**Material provided**

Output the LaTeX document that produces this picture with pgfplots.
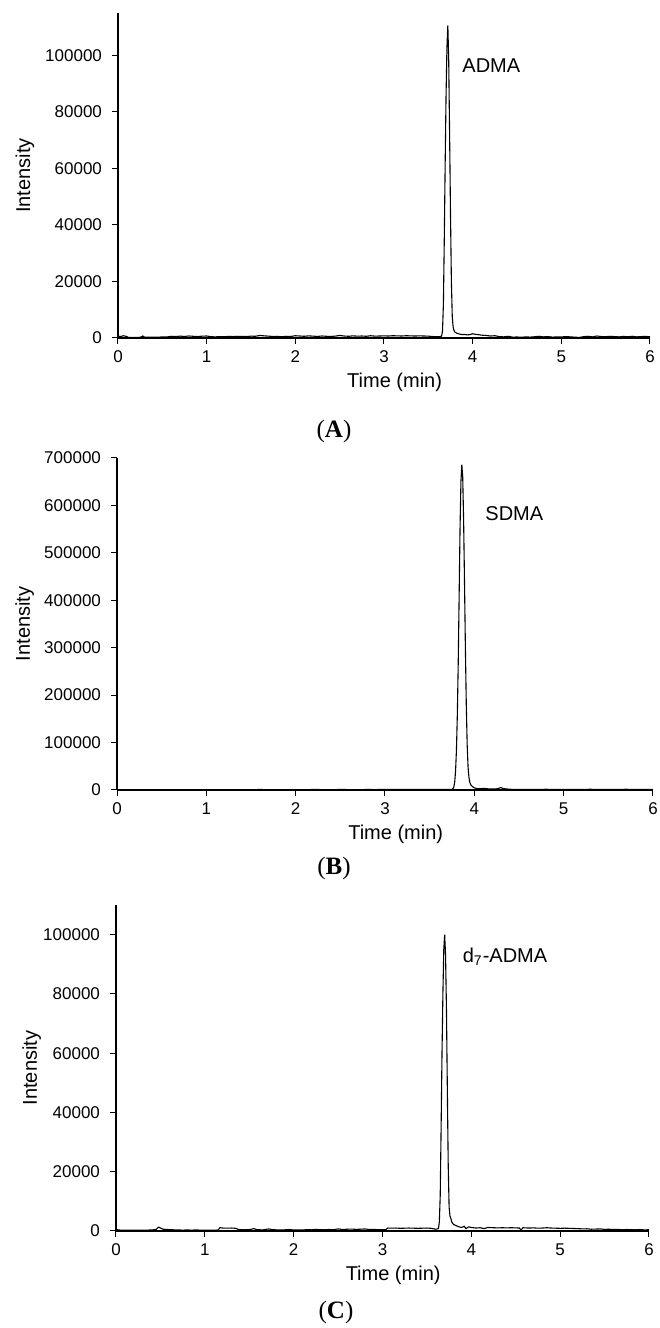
\documentclass[border=0pt]{standalone}
\usepackage{fontspec}
\setmainfont{Liberation Sans}
\newfontfamily\panelfont{Liberation Serif}
\usepackage{pgfplots}
\pgfplotsset{compat=1.18}

% common look of the three chromatograms
\pgfplotsset{
  chrom/.style={
    scale only axis,
    axis x line*=bottom, axis y line*=left,
    axis line style={line width=1pt, black},
    xmin=0, xmax=6, xtick={0,1,2,3,4,5,6},
    ymin=0,
    tick align=outside, major tick length=3pt,
    tick style={black, line width=0.5pt},
    scaled y ticks=false,
    /pgf/number format/assume math mode=true,
    yticklabel style={/pgf/number format/fixed, /pgf/number format/1000 sep={},
      font=\fontsize{8.5}{10}\selectfont, xshift=-1.5pt},
    xticklabel style={font=\fontsize{8.5}{10}\selectfont},
    xlabel={Time (min)}, ylabel={Intensity},
    xlabel style={at={(axis description cs:0.52,0)}, anchor=center, yshift=-22pt,
      font=\fontsize{10}{12}\selectfont},
    ylabel style={anchor=center, font=\fontsize{10}{12}\selectfont},
    clip=false,
  },
  trace/.style={black, line width=0.55pt, mark=none},
}
\tikzset{
  peaklabel/.style={anchor=west, inner sep=0pt, font=\fontsize{10}{12}\selectfont},
  panellabel/.style={font=\panelfont\fontsize{12.5}{14}\selectfont},
}

\begin{document}
\begin{tikzpicture}
\path[use as bounding box] (0,0) rectangle (329.5pt,664pt);

% ---------------- (A) ADMA ----------------
\begin{axis}[chrom, at={(59pt,495pt)}, anchor=south west,
  width=266pt, height=162.5pt,
  ylabel style={at={(axis description cs:-0.175,0.5)}},
  ymax=115000, ytick={0,20000,40000,60000,80000,100000}]
\addplot[trace] coordinates {
(0.00,700) (0.03,500) (0.06,800) (0.09,600) (0.12,200) (0.16,150) (0.20,200)
(0.25,250) (0.28,700) (0.30,300) (0.35,250) (0.40,300) (0.45,250) (0.50,400)
(0.55,350) (0.60,600) (0.65,500) (0.70,650) (0.75,550) (0.80,700) (0.85,600)
(0.90,500) (0.95,650) (1.00,700) (1.05,450) (1.10,400) (1.15,500) (1.20,450)
(1.25,550) (1.30,500) (1.35,600) (1.40,550) (1.45,500) (1.50,650) (1.55,600)
(1.60,900) (1.65,750) (1.70,650) (1.75,500) (1.80,550) (1.85,450) (1.90,600)
(1.95,550) (2.00,800) (2.05,700) (2.10,600) (2.15,750) (2.20,650) (2.25,550)
(2.30,700) (2.35,600) (2.40,550) (2.45,650) (2.50,900) (2.55,700) (2.60,600)
(2.65,750) (2.70,650) (2.75,700) (2.80,600) (2.85,800) (2.90,650) (2.95,700)
(3.00,750) (3.05,700) (3.10,800) (3.15,750) (3.20,700) (3.25,800) (3.30,750)
(3.35,700) (3.40,750) (3.45,700) (3.50,650) (3.55,500) (3.60,450) (3.63,450)
(3.65,700) (3.66,2500) (3.67,12000) (3.68,35000) (3.69,62000) (3.70,86000)
(3.71,103000) (3.72,110600) (3.73,98000) (3.74,72000) (3.75,44000) (3.76,20000)
(3.77,7500) (3.78,3800) (3.79,2600) (3.80,2100) (3.82,1700) (3.85,1400)
(3.88,1200) (3.91,1250) (3.94,1100) (3.97,1200) (4.00,1500) (4.03,1300)
(4.06,1200) (4.10,1000) (4.15,900) (4.20,700) (4.25,800) (4.30,500) (4.35,400)
(4.40,600) (4.45,300) (4.50,350) (4.55,250) (4.60,400) (4.65,300) (4.70,450)
(4.75,600) (4.80,400) (4.85,500) (4.90,300) (4.95,400) (5.00,350) (5.05,500)
(5.10,400) (5.15,300) (5.20,200) (5.25,450) (5.30,600) (5.35,400) (5.40,700)
(5.45,500) (5.50,450) (5.55,600) (5.60,500) (5.65,400) (5.70,550) (5.75,450)
(5.80,600) (5.85,400) (5.90,500) (5.95,550) (6.00,450)
};
\node[peaklabel] at (axis cs:3.88,96500) {ADMA};
\end{axis}

% ---------------- (B) SDMA ----------------
\begin{axis}[chrom, at={(58.5pt,269pt)}, anchor=south west,
  width=268pt, height=166pt,
  ylabel style={at={(axis description cs:-0.172,0.5)}},
  ymax=700000, ytick={0,100000,200000,300000,400000,500000,600000,700000}]
\addplot[trace] coordinates {
(0.00,300) (0.20,200) (0.40,300) (0.60,250) (0.80,300) (1.00,250) (1.10,600)
(1.20,900) (1.30,700) (1.40,900) (1.50,800) (1.60,1000) (1.70,800) (1.80,900)
(1.90,700) (2.00,900) (2.10,800) (2.20,1000) (2.30,900) (2.40,800) (2.50,1000)
(2.60,900) (2.70,800) (2.80,1000) (2.90,900) (3.00,1100) (3.10,1300) (3.20,1200)
(3.30,1400) (3.40,1200) (3.50,1300) (3.60,1100) (3.70,1000) (3.74,1000)
(3.76,2500) (3.77,6000) (3.78,16000) (3.79,40000) (3.80,85000) (3.81,160000)
(3.82,270000) (3.83,410000) (3.84,550000) (3.85,650000) (3.86,686000)
(3.87,660000) (3.88,570000) (3.89,440000) (3.90,300000) (3.91,180000)
(3.92,95000) (3.93,48000) (3.94,26000) (3.95,16000) (3.96,11000) (3.98,7000)
(4.00,4500) (4.03,3000) (4.06,2500) (4.10,3500) (4.15,2500) (4.20,2000)
(4.25,2500) (4.28,4000) (4.30,5000) (4.32,3000) (4.40,1500) (4.50,1200)
(4.60,1400) (4.70,1200) (4.80,1500) (4.90,1300) (5.00,1200) (5.10,1400)
(5.20,1300) (5.30,1500) (5.40,1200) (5.50,1400) (5.60,1300) (5.70,1500)
(5.80,1200) (5.90,1400) (6.00,1300)
};
\node[peaklabel] at (axis cs:4.12,582000) {SDMA};
\end{axis}

% ---------------- (C) d7-ADMA ----------------
\begin{axis}[chrom, at={(58pt,48.5pt)}, anchor=south west,
  width=266.5pt, height=163pt,
  ylabel style={at={(axis description cs:-0.158,0.5)}},
  ymax=110000, ytick={0,20000,40000,60000,80000,100000}]
\addplot[trace] coordinates {
(0.00,600) (0.02,400) (0.05,300) (0.10,250) (0.15,300) (0.20,250) (0.25,300)
(0.30,250) (0.35,300) (0.40,350) (0.45,500) (0.48,1300) (0.50,1000) (0.53,600)
(0.58,500) (0.65,400) (0.70,350) (0.75,300) (0.80,350) (0.85,300) (0.90,350)
(0.95,300) (1.00,250) (1.05,300) (1.10,250) (1.15,350) (1.17,1100) (1.20,1000)
(1.25,950) (1.30,1000) (1.35,900) (1.38,500) (1.45,400) (1.50,450) (1.55,800)
(1.58,500) (1.65,350) (1.72,700) (1.75,500) (1.80,400) (1.85,350) (1.90,400)
(1.95,500) (2.00,350) (2.05,400) (2.10,350) (2.15,450) (2.20,400) (2.25,550)
(2.30,450) (2.35,400) (2.40,500) (2.45,450) (2.50,700) (2.55,500) (2.60,600)
(2.65,650) (2.70,550) (2.75,600) (2.80,700) (2.85,500) (2.90,550) (2.95,450)
(3.00,400) (3.04,500) (3.06,1000) (3.10,950) (3.15,1000) (3.20,900) (3.25,950)
(3.30,1000) (3.35,950) (3.40,900) (3.45,950) (3.50,1000) (3.55,900) (3.58,700)
(3.60,600) (3.63,800) (3.64,3000) (3.65,12000) (3.66,35000) (3.67,60000)
(3.68,80000) (3.69,95000) (3.70,100000) (3.71,93000) (3.72,75000) (3.73,48000)
(3.74,22000) (3.75,8000) (3.76,5000) (3.77,4200) (3.78,3000) (3.80,2200)
(3.83,1800) (3.86,1400) (3.89,1200) (3.92,1600) (3.94,800) (3.97,1400)
(4.00,1200) (4.05,1000) (4.10,1100) (4.15,800) (4.18,1200) (4.25,1100)
(4.30,1050) (4.35,1100) (4.40,1050) (4.45,1100) (4.50,1050) (4.54,1000)
(4.56,300) (4.58,1100) (4.65,1000) (4.70,1050) (4.75,950) (4.80,1000)
(4.85,1100) (4.90,1000) (4.95,950) (5.00,900) (5.05,950) (5.10,900) (5.15,850)
(5.20,800) (5.25,700) (5.30,750) (5.35,600) (5.40,650) (5.45,700) (5.50,550)
(5.55,600) (5.60,500) (5.65,550) (5.70,400) (5.75,500) (5.80,450) (5.85,400)
(5.90,500) (5.95,350) (6.00,450)
};
\node[peaklabel] at (axis cs:3.90,92500) {d\textsubscript{7}-ADMA};
\end{axis}

% panel captions
\node[panellabel] at (167pt,448.5pt) {(\textbf{A})};
\node[panellabel] at (167pt,230pt) {(\textbf{B})};
\node[panellabel] at (168pt,8pt) {(\textbf{C})};
\end{tikzpicture}
\end{document}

**Instruction**
From the first line of the material down to the line containing "(0,0) rectangle (329.5pt,664pt);", inclusive, return each line exactly, skipping any picture.

**Exercise answer**
Output the LaTeX document that produces this picture with pgfplots.
\documentclass[border=0pt]{standalone}
\usepackage{fontspec}
\setmainfont{Liberation Sans}
\newfontfamily\panelfont{Liberation Serif}
\usepackage{pgfplots}
\pgfplotsset{compat=1.18}

% common look of the three chromatograms
\pgfplotsset{
  chrom/.style={
    scale only axis,
    axis x line*=bottom, axis y line*=left,
    axis line style={line width=1pt, black},
    xmin=0, xmax=6, xtick={0,1,2,3,4,5,6},
    ymin=0,
    tick align=outside, major tick length=3pt,
    tick style={black, line width=0.5pt},
    scaled y ticks=false,
    /pgf/number format/assume math mode=true,
    yticklabel style={/pgf/number format/fixed, /pgf/number format/1000 sep={},
      font=\fontsize{8.5}{10}\selectfont, xshift=-1.5pt},
    xticklabel style={font=\fontsize{8.5}{10}\selectfont},
    xlabel={Time (min)}, ylabel={Intensity},
    xlabel style={at={(axis description cs:0.52,0)}, anchor=center, yshift=-22pt,
      font=\fontsize{10}{12}\selectfont},
    ylabel style={anchor=center, font=\fontsize{10}{12}\selectfont},
    clip=false,
  },
  trace/.style={black, line width=0.55pt, mark=none},
}
\tikzset{
  peaklabel/.style={anchor=west, inner sep=0pt, font=\fontsize{10}{12}\selectfont},
  panellabel/.style={font=\panelfont\fontsize{12.5}{14}\selectfont},
}

\begin{document}
\begin{tikzpicture}
\path[use as bounding box] (0,0) rectangle (329.5pt,664pt);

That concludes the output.